それぞれ模型を展示したり、カタログを並べると同時に、質問には丁寧に答えてくれます。NECや川崎、三菱はやや人が集まっていましたが、他の多くは閑散としています。各企業の外国人スタッフが、暇を持て余した雰囲気でだべっている姿も見られました。自衛隊の制服を着た人々が目立っていたのと、時々背広をラフに着た人もいました。
海洋での探査技術の向上、通信技術の向上等々アピールしていましたが、多くはあまり理解できませんでした。
オスプレイを開発した企業の一つであるBELL社は、オスプレイ、ヘリ、ティルトローター機能を採用した無人機(らしきもの)の模型を展示していました。ここではスタッフに模型についてきちんと質問をしませんでした。反省しています。
JAXAははやぶさ2の模型を展示していました。やや手作り感が親しみを覚えてしまいそうでした。しかし軍需産業への深い接近には強く警戒をせねばなりません。
【中小企業の出展】
防衛装備庁のブースには中小企業が5つほど連ねていました。
ここは非常にわかりやすい内容で、おもしろいものでした。
簡単に言い換えると、ウイルスレベルで空気を清浄する装置、ポータブルなヘリパッド、地中にパイプなどを敷設する際のカバーとなる陶器、特殊な塗料、クリアに画像圧縮できるソフト、といった技術を持つ各企業でした。

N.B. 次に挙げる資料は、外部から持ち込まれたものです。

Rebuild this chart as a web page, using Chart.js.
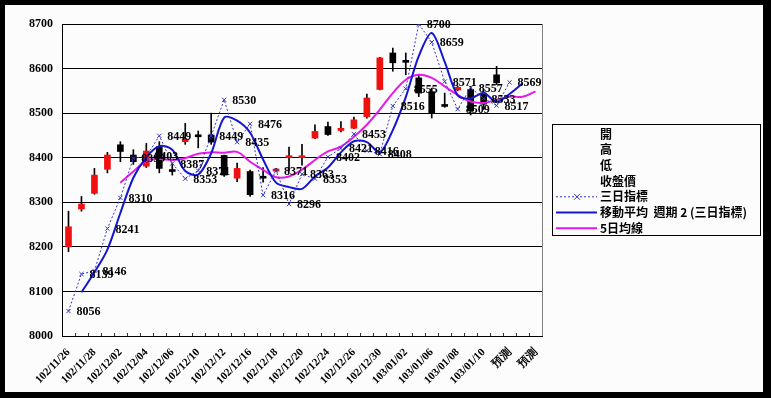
<!DOCTYPE html>
<html>
<head>
    <title>K線圖</title>
    <script src="https://cdn.jsdelivr.net/npm/chart.js"></script>
    <style>
        html, body { margin: 0; padding: 0; background: #000; }
        canvas { display: block; }
    </style>
</head>
<body>
    <canvas id="kChart" width="771" height="398"></canvas>

    <script>
        // dates (last three are forecast slots)
        const labels = ['102/11/26','102/11/27','102/11/28','102/11/29','102/12/02','102/12/03','102/12/04',
            '102/12/05','102/12/06','102/12/09','102/12/10','102/12/11','102/12/12','102/12/13','102/12/16',
            '102/12/17','102/12/18','102/12/19','102/12/20','102/12/23','102/12/24','102/12/25','102/12/26',
            '102/12/27','102/12/30','102/12/31','103/01/02','103/01/03','103/01/06','103/01/07','103/01/08',
            '103/01/09','103/01/10','103/01/13','預測','預測','預測'];

        const opens  = [8200,8285,8320,8374,8429,8406,8381,8425,8372,8436,8450,8451,8405,8354,8369,8356,8370,8400,8400,8444,8470,8461,8466,8492,8553,8635,8618,8579,8548,8516,8552,8553,8545,8586,null,null,null];
        const highs  = [8280,8313,8376,8412,8436,8418,8432,8436,8388,8477,8460,8500,8406,8388,8372,8378,8376,8424,8430,8474,8480,8481,8491,8543,8625,8646,8635,8586,8556,8545,8561,8560,8553,8605,null,null,null];
        const lows   = [8189,8280,8318,8366,8391,8385,8378,8366,8361,8430,8422,8430,8358,8346,8313,8345,8368,8370,8383,8443,8450,8458,8465,8489,8552,8594,8586,8537,8489,8513,8550,8496,8508,8564,null,null,null];
        const closes = [8245,8296,8361,8406,8414,8391,8415,8376,8369,8442,8447,8435,8361,8376,8317,8354,8372,8404,8404,8459,8452,8466,8485,8534,8624,8613,8614,8545,8500,8515,8558,8505,8520,8568,null,null,null];

        // 三日指標
        const indicator = [8056,8139,8146,8241,8310,8399,8403,8449,8387,8353,8371,8449,8530,8435,8476,8316,8371,8296,8363,8353,8402,8421,8453,8416,8408,8516,8555,8700,8659,8571,8509,8557,8533,8517,8569,null,null];
        // 移動平均 週期 2 (三日指標)
        const movingAvg = [null,8098,8143,8194,8276,8355,8401,8426,8418,8370,8362,8410,8490,8483,8456,8396,8344,8334,8330,8358,8378,8412,8437,8435,8412,8462,8536,8628,8680,8615,8540,8533,8545,8525,8543,8567,null];
        // 5日均線
        const ma5 = [null,null,null,null,8344,8369,8393,8397,8395,8399,8409,8412,8411,8413,8391,8373,8356,8358,8373,8395,8414,8425,8447,8474,8508,8545,8575,8586,8579,8560,8541,8526,8523,8530,8537,8537,8549];

        const legendItems = ['開', '高', '低', '收盤價', '三日指標', '移動平均  週期 2 (三日指標)', '5日均線'];

        const numFont = 'bold 12px "Liberation Serif", serif';
        const cjkFont = 'bold 12px "Noto Sans CJK TC", sans-serif';

        const bodyColors = opens.map((o, i) => closes[i] >= o ? '#f01010' : '#000000');

        const framePlugin = {
            id: 'frame',
            beforeDraw(chart) {
                const ctx = chart.ctx;
                ctx.save();
                ctx.fillStyle = '#000';
                ctx.fillRect(0, 0, chart.width, chart.height);
                ctx.fillStyle = '#fcfcfc';
                ctx.fillRect(5, 5, 758, 387);
                ctx.restore();
            },
            afterDraw(chart) {
                const ctx = chart.ctx;
                const area = chart.chartArea;
                const xs = chart.scales.x;
                ctx.save();
                // right edge of plot
                ctx.strokeStyle = '#808080';
                ctx.lineWidth = 1;
                ctx.beginPath();
                ctx.moveTo(Math.round(area.right) + 0.5, area.top);
                ctx.lineTo(Math.round(area.right) + 0.5, area.bottom);
                ctx.stroke();
                // inside tick marks between categories
                ctx.strokeStyle = '#333';
                const step = (area.right - area.left) / labels.length;
                for (let i = 1; i < labels.length; i++) {
                    const px = Math.round(xs.getPixelForValue(i) - step / 2) + 0.5;
                    ctx.beginPath();
                    ctx.moveTo(px, area.bottom);
                    ctx.lineTo(px, area.bottom - 3);
                    ctx.stroke();
                }

                // value labels next to the × points
                const meta = chart.getDatasetMeta(0);
                ctx.font = numFont;
                ctx.fillStyle = '#000';
                ctx.textBaseline = 'middle';
                ctx.textAlign = 'left';
                meta.data.forEach((pt, i) => {
                    if (indicator[i] == null) return;
                    ctx.fillText(String(indicator[i]), pt.x + 8, pt.y + 1);
                });

                // legend box
                const lx = 552.5, ly = 124.5, lw = 208, lh = 111;
                ctx.fillStyle = '#fcfcfc';
                ctx.fillRect(lx, ly, lw, lh);
                ctx.strokeStyle = '#000';
                ctx.lineWidth = 1;
                ctx.strokeRect(lx, ly, lw, lh);
                ctx.font = cjkFont;
                ctx.fillStyle = '#000';
                legendItems.forEach((txt, i) => {
                    const ty = 134 + i * 15.7;
                    ctx.fillText(txt, 600, ty);
                });
                // line samples
                let ty = 134 + 4 * 15.7;
                ctx.strokeStyle = '#3535c8';
                ctx.setLineDash([2, 2]);
                ctx.beginPath(); ctx.moveTo(556, ty); ctx.lineTo(597, ty); ctx.stroke();
                ctx.setLineDash([]);
                ctx.beginPath();
                ctx.moveTo(574, ty - 3); ctx.lineTo(580, ty + 3);
                ctx.moveTo(580, ty - 3); ctx.lineTo(574, ty + 3);
                ctx.stroke();
                ty = 134 + 5 * 15.7;
                ctx.strokeStyle = '#1515d0';
                ctx.lineWidth = 2;
                ctx.beginPath(); ctx.moveTo(556, ty); ctx.lineTo(597, ty); ctx.stroke();
                ty = 134 + 6 * 15.7;
                ctx.strokeStyle = '#e619e6';
                ctx.beginPath(); ctx.moveTo(556, ty); ctx.lineTo(597, ty); ctx.stroke();
                ctx.restore();
            }
        };

        const ctx = document.getElementById('kChart').getContext('2d');
        new Chart(ctx, {
            data: {
                labels: labels,
                datasets: [{
                    type: 'line',
                    label: '三日指標',
                    data: indicator,
                    borderColor: '#3535c8',
                    borderWidth: 1,
                    borderDash: [2, 2],
                    pointStyle: 'crossRot',
                    pointRadius: 3,
                    pointBorderColor: '#3535c8',
                    pointBorderWidth: 1,
                    tension: 0,
                    fill: false
                }, {
                    type: 'line',
                    label: '移動平均 週期 2 (三日指標)',
                    data: movingAvg,
                    borderColor: '#1515d0',
                    borderWidth: 2,
                    pointRadius: 0,
                    tension: 0.3,
                    fill: false
                }, {
                    type: 'line',
                    label: '5日均線',
                    data: ma5,
                    borderColor: '#e619e6',
                    borderWidth: 2,
                    pointRadius: 0,
                    tension: 0.4,
                    fill: false
                }, {
                    type: 'bar',
                    label: '實體',
                    data: opens.map((o, i) => o == null ? null : [o, closes[i]]),
                    backgroundColor: bodyColors,
                    barThickness: 6,
                    minBarLength: 2,
                    grouped: false
                }, {
                    type: 'bar',
                    label: '影線',
                    data: lows.map((l, i) => l == null ? null : [l, highs[i]]),
                    backgroundColor: '#000',
                    barThickness: 1,
                    grouped: false
                }]
            },
            options: {
                responsive: false,
                animation: false,
                layout: {
                    autoPadding: false,
                    padding: { left: 0, top: 24, right: 229, bottom: 0 }
                },
                plugins: {
                    legend: { display: false },
                    tooltip: { enabled: false }
                },
                scales: {
                    x: {
                        type: 'category',
                        offset: true,
                        grid: { display: false },
                        border: { color: '#000', width: 1 },
                        ticks: {
                            autoSkip: false,
                            minRotation: 45,
                            maxRotation: 45,
                            padding: 2,
                            color: '#000',
                            font: { family: '"Liberation Serif", serif', size: 11, weight: 'bold' },
                            callback: (val, idx) => idx % 2 === 0 ? labels[idx] : ''
                        },
                        afterFit: (scale) => { scale.height = 62; }
                    },
                    y: {
                        min: 8000,
                        max: 8700,
                        grid: { color: '#000', lineWidth: 1, drawTicks: false },
                        border: { color: '#000', width: 1 },
                        ticks: {
                            stepSize: 100,
                            padding: 9,
                            color: '#000',
                            font: { family: '"Liberation Serif", serif', size: 12, weight: 'bold' },
                            callback: (v) => String(v)
                        },
                        afterFit: (scale) => { scale.width = 62; }
                    }
                }
            },
            plugins: [framePlugin]
        });
    </script>
</body>
</html>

非常に丁寧に解説してくれ、また、楽しそうでもありました。まさに町工場が自らの技術に誇りをもっている雰囲気でした。他方、デュアルユースを強調している企業もあり、軍事分野への参入について多少の引け目を感じているのかとも感じました。
すでに自衛隊が採用しているものも多いようです。
特殊な塗料は、P3C(哨戒機)のエンジンの保管庫に使用しているそうです。
ポータブルなヘリパッドは、去年新設された佐世保の水陸機動団が採用したそうです。これはなかなか衝撃でした。「日本版海兵隊」とも呼ばれる部隊で、米軍との共同侵攻作戦を可能にするものです。沼地でも、海岸でも、どこでもヘリを止められる、あるいは戦車を走らせられる(これは他の自衛隊部隊が採用しているそうです)と言います。一体その海岸はどこの海なのだ、と恐ろしくなりました。
各ブースでは販促グッズも置かれていましたが(おそらくボールペン程度)、ついつい遠慮し、唯一防衛装備庁のボールペンのみいただいてきました。